On Thursday, YIMBY told you about sidewalk planters approved for a building on Fifth Avenue, and used to it to illustrate just how much control the Landmarks Preservation Commission has over historic districts. Another recent approval, however, shows how little control the commission has in a different area.
On August 9, the commission approved renovations to 813 Madison Avenue, home to an outpost of Italian fashion retailer Max Mara. The building itself was designed by Charles Buek as a neo-Grec style rowhouse when it was constructed between 1881 and 1882. It fell under the LPC’s jurisdiction when the Upper East Side Historic District was designated in 1981.
Max Mara, which has had the building for the past quarter of a century, hired Joe Sawicki, of West Village-based Sawicki Tarella Architecture+Design, for the project.
The actual renovation includes the removal of a non-historic door on East 68th Street, which will be turned into a display window) and the addition of front and rear terraces, for both the sake of appearance and for use by customers. There will also be the removal of non-historic masonry infill at the storefront, to give way to larger glass panels that will provide greater visibility to the store, the installation of lighting, and the replacement of the roof.
Most of that was approved without a fuss, but the lighting caused quite a bit of controversy. It revealed, to the surprise of some commissioners, how little control they actually have over lighting.

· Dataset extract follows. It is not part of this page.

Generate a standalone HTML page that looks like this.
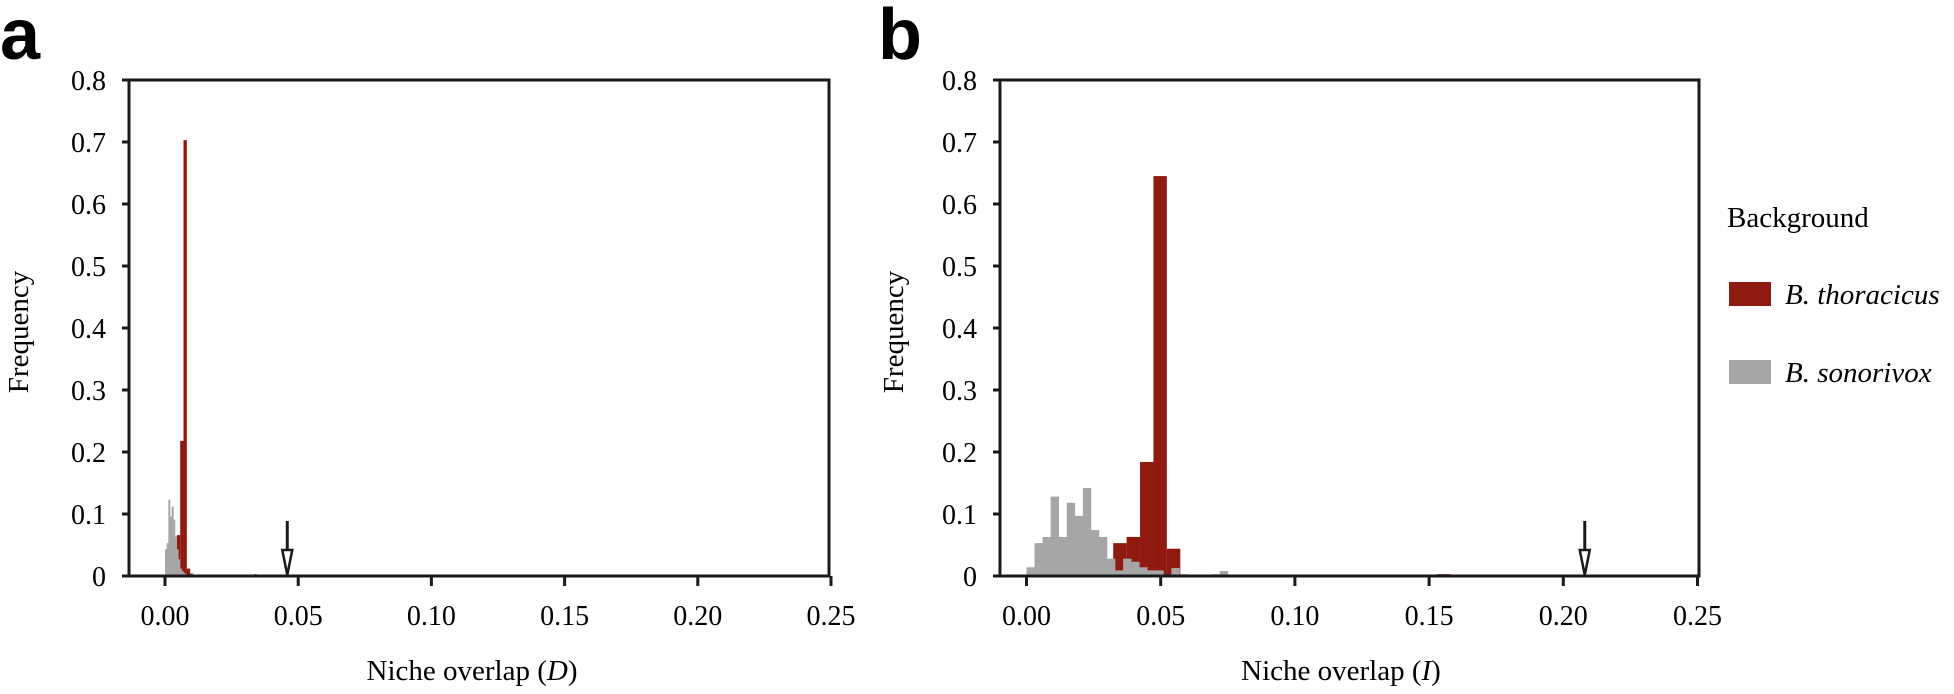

The plan was for lighting in the modern stone of the storefront (which is itself not historic), and in the sills on the upper floors.
Commissioner Kim Vauss reacted that it “might be too much lighting all over the building.” LPC Deputy Counsel John Weiss then informed her that the commission only regulates fixtures, not illumination. So, Vauss revised her statement to say that she disagrees with the proposed fixtures.
This sparked the curiosity of Commissioner Michael Goldblum, who wanted clarification that the commission, indeed, does not regulate the presence or absence of light.
“So, you’re saying that if there was a magic fixture that had no physical manifestation but that illuminated the building like a stadium, it would be totally okay to put it into any district in any location?” Goldblum asked Weiss.
“Yeah. We don’t regulate the actual lighting of the buildings. That’s correct,” replied Weiss.
This interaction proved not just educational for the commissioners, but also illuminating for others, and it’s a subject that could easily rear its head again. All technology is getting smaller. So, Goldblum’s “magic fixture” could, one day, exist.
As for reaction to the lighting proposal, it wasn’t universally panned. Commissioner Wellington Chen, who studied lighting, said lights would highlight the features of the building, and accentuate their beauty. LPC Chair Meenakshi Srinivasan also said lighting is a positive thing.
Though Manhattan Community Board 8 supported the application, the Upper East Side’s resident preservation group did not.
“The increase in glazing at the front and rear and the addition of lighting across the building are problematic. The current masonry around the storefront windows is attractive, and the removal of this to create even larger windows seems unnecessary,” testified Elizabeth Fagen of Friends of the Upper East Side Historic Districts. “Although the storefront is a relatively recent addition and not historic, the masonry around the windows gives it a more historic appearance of punched window openings, which is better suited to Madison Avenue.”
In the end, the commissioners approved the renovation plan, with modifications. Instead of one large opening for the rear terrace, the existing openings will be lowered. The commissioners also directed the applicant to work with LPC staff on the lighting fixtures for the storefront and eliminated the ones planned for the upper floors.